The boxing fever is on. Inspired by boxing icons such as Manny “Pacman” Pacquiao, Floyd “Money” Mayweather Jr. and Timothy “Desert Storm” Bradley, boxing wannabes and amateurs sprouted like mushrooms in almost every part of the world. Some of them just wanted to have a “feel” of what boxing is like but most of them dreamt of being in the ring as a world-renowned professional boxer.
One particular country is the Philippines. As a matter of fact, some out-of-school youths have been featured in the national news being boxing addicts. Stricken by poverty, these youngsters resorted into boxing imitating their ultimate idol Manny Pacquiao. They even used poorly made gloves and would train for hours with another out-of-school youth as a coach. However, this kind of strenuous activity often strained their muscles and stressed out their young bodies in return. Unfortunately, this could lead to their destruction.

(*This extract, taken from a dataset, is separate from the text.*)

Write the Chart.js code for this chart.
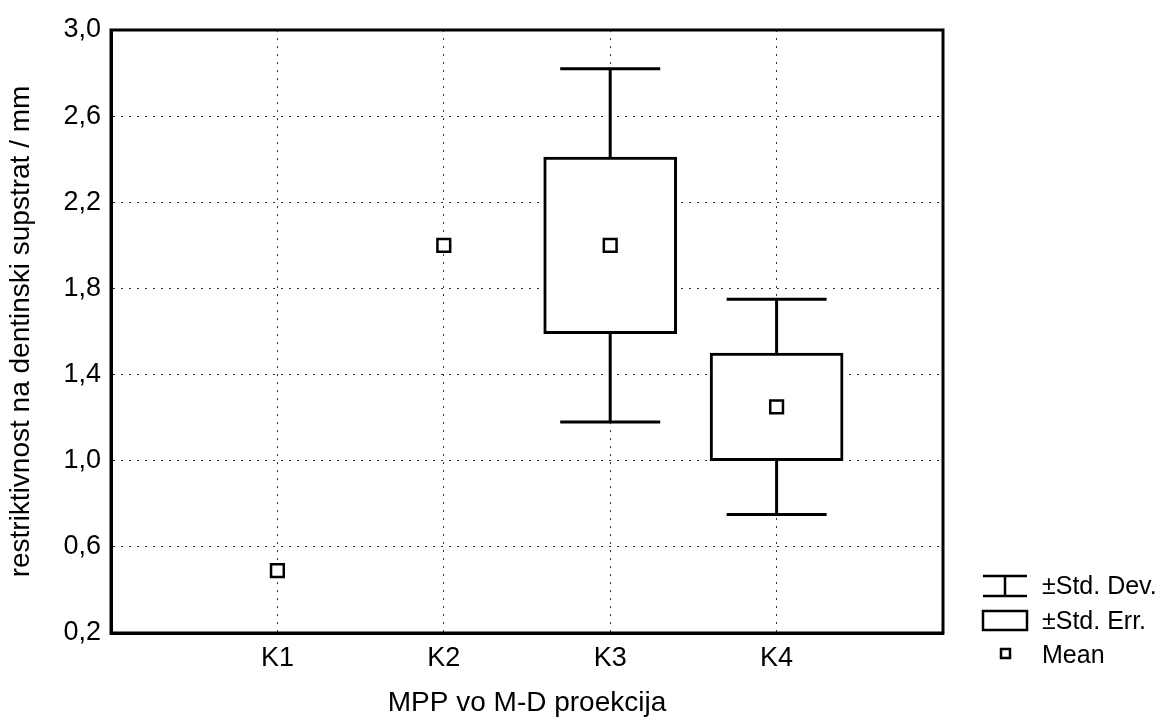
<!DOCTYPE html>
<html>
<head>
<meta charset="utf-8">
<script src="https://cdn.jsdelivr.net/npm/chart.js@4"></script>
<style>
  html, body { margin: 0; padding: 0; background: #fff; }
  #wrap { width: 1158px; height: 720px; }
</style>
</head>
<body>
<div id="wrap"><canvas id="graphCanvas" width="1158" height="720"></canvas></div>
<script>
// dati
var categorie = ['K1', 'K2', 'K3', 'K4'];
var medie = [0.49, 2.0, 2.0, 1.25];
var erroreStd = [0, 0, 0.41, 0.25];
var devStd = [0, 0, 0.82, 0.5];
var legendaTesti = ['\u00b1Std. Dev.', '\u00b1Std. Err.', 'Mean'];

var FONT = "'Liberation Sans', Arial, sans-serif";

// box = media +/- errore standard (barre flottanti)
var boxData = [];
var puntiMedia = [];
for (var i in categorie) {
    var pos = Number(i) + 1;
    if (erroreStd[i] > 0) {
        boxData.push({ x: pos, y: [medie[i] - erroreStd[i], medie[i] + erroreStd[i]] });
    }
    puntiMedia.push({ x: pos, y: medie[i] });
}

// baffi = media +/- deviazione standard
var baffiPlugin = {
    id: 'baffi',
    beforeDatasetsDraw: function (chart) {
        var ctx = chart.ctx;
        var xs = chart.scales.x, ys = chart.scales.y;
        ctx.save();
        ctx.strokeStyle = '#000';
        ctx.lineWidth = 3;
        for (var i in categorie) {
            if (!(devStd[i] > 0)) continue;
            var x = xs.getPixelForValue(Number(i) + 1);
            var yT = ys.getPixelForValue(medie[i] + devStd[i]);
            var yB = ys.getPixelForValue(medie[i] - devStd[i]);
            ctx.beginPath();
            ctx.moveTo(x, yT); ctx.lineTo(x, yB);
            ctx.moveTo(x - 50, yT); ctx.lineTo(x + 50, yT);
            ctx.moveTo(x - 50, yB); ctx.lineTo(x + 50, yB);
            ctx.stroke();
        }
        ctx.restore();
    },
    afterDraw: function (chart) {
        var ctx = chart.ctx;
        var a = chart.chartArea;
        ctx.save();
        // cornice
        ctx.strokeStyle = '#000';
        ctx.lineWidth = 3;
        ctx.strokeRect(a.left, a.top, a.right - a.left, a.bottom - a.top);
        // legenda
        var sx = a.right + 40;
        ctx.lineWidth = 2.5;
        ctx.beginPath();
        ctx.moveTo(sx, 576); ctx.lineTo(sx + 44, 576);
        ctx.moveTo(sx + 22, 576); ctx.lineTo(sx + 22, 596);
        ctx.moveTo(sx, 596); ctx.lineTo(sx + 44, 596);
        ctx.stroke();
        ctx.strokeRect(sx, 611, 44, 19);
        ctx.strokeRect(sx + 18, 649, 9, 9);
        ctx.fillStyle = '#000';
        ctx.font = '25px ' + FONT;
        ctx.textBaseline = 'middle';
        ctx.fillText(legendaTesti[0], sx + 59, 587);
        ctx.fillText(legendaTesti[1], sx + 59, 622);
        ctx.fillText(legendaTesti[2], sx + 59, 656);
        ctx.restore();
    }
};

Chart.defaults.font.family = FONT;
Chart.defaults.color = '#000';

var grafico = new Chart(document.getElementById('graphCanvas'), {
    type: 'bar',
    data: {
        datasets: [
            {
                type: 'scatter',
                label: 'Mean',
                data: puntiMedia,
                pointStyle: 'rect',
                pointRadius: 9,
                pointBackgroundColor: '#fff',
                pointBorderColor: '#000',
                pointBorderWidth: 2.5,
                order: 0
            },
            {
                type: 'bar',
                label: '\u00b1Std. Err.',
                data: boxData,
                backgroundColor: '#fff',
                borderColor: '#000',
                borderWidth: 3,
                borderSkipped: false,
                barThickness: 133,
                order: 1
            }
        ]
    },
    plugins: [baffiPlugin],
    options: {
        responsive: false,
        animation: false,
        layout: { padding: { top: 30, right: 215, left: 0, bottom: 0 } },
        plugins: { legend: { display: false }, tooltip: { enabled: false } },
        scales: {
            x: {
                type: 'linear',
                min: 0,
                max: 5,
                offset: false,
                ticks: {
                    stepSize: 1,
                    padding: 9,
                    font: { size: 27 },
                    callback: function (v) { return categorie[v - 1] || ''; }
                },
                grid: {
                    offset: false,
                    drawTicks: false,
                    color: function (c) { return (c.tick && c.tick.value > 0 && c.tick.value < 5) ? '#333' : 'rgba(0,0,0,0)'; },
                    lineWidth: 1
                },
                border: { color: '#000', width: 3, dash: [2, 6] },
                title: { display: true, text: 'MPP vo M-D proekcija', font: { size: 28 }, padding: { top: 8, bottom: 0 } },
                afterFit: function (s) { s.height = 87; }
            },
            y: {
                min: 0.2,
                max: 3.0,
                ticks: {
                    stepSize: 0.4,
                    padding: 10,
                    font: { size: 27 },
                    callback: function (v) { return v.toFixed(1).replace('.', ','); }
                },
                grid: {
                    drawTicks: false,
                    color: function (c) { return (c.tick && c.tick.value > 0.25 && c.tick.value < 2.95) ? '#333' : 'rgba(0,0,0,0)'; },
                    lineWidth: 1
                },
                border: { color: '#000', width: 3, dash: [2, 6] },
                title: { display: true, text: 'restriktivnost na dentinski supstrat / mm', font: { size: 28 }, padding: { top: 4, bottom: 6 } },
                afterFit: function (s) { s.width = 111; }
            }
        }
    }
});
</script>
</body>
</html>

I have read and heard about the numerous advantages in boxing. As more people embrace boxing as sports or even as a hobby, I could not help but think of the possibility of even more dangerous encounters in boxing since its introduction as an official sports. It was a certain Manuel Velazquez who researched, made reports, and compiled in his collection the boxing fatalities including a careful analysis of the nature of their death. These boxing trainees, amateurs, and professionals suffered great loss and even death receiving little attention most of the time. Women boxers were also cited to have suffered major injuries in the middle of a bout or after. A number of bare-knuckle pugilists triumphed in one bout but unfortunately got deceased on the next bout as they receive strong blows and punches. However, a reasonable number of these warriors won during their final fights.
Early 2012, a Filipino boxing pro died after sustaining head injuries and falling into a comatose. Karlo Maquinto, the undefeated 21-year-old boxer of Iloilo, Philippines fought his 9th fight when he fell during the 4th round and was immediately rushed to the hospital. After being diagnosed with brain swelling and blood clot, he died. That was the end of everything, his dreams and his family’s. He was 2nd to the late 21-year-old super bantamweight Manuel Zayas who also died of the same cause 10 years ago.
Filipino boxers Manny Pacquiao’s and Nonito Donaire’s riveting boxing career inspired the many, but until when will these trainees and amateurs be safe? Who could spare the professional boxers from the extreme dangers they face every time they step into the ring? The world is too engrossed with the boxing champs of our time. It is time that we also pause and pray for the casualties.
The era of deadly boxing has long been gone. The London Prize Ring rules were replaced with the Marquess of Queensberry rules which is more professional, scientific, and safer. Wrestling, gouging, kicking, and hitting below the belt are now considered as fouls. However, it is no guarantee that any boxer alive today is totally safe such as the cases of the numerous boxing fatalities. One has to put in his mind that boxing isn’t just about winning and losing. It is more serious and the rules should not be taken for granted. This is the hard truth in boxing. Unless a boxer exercises extreme caution, he will never be safer.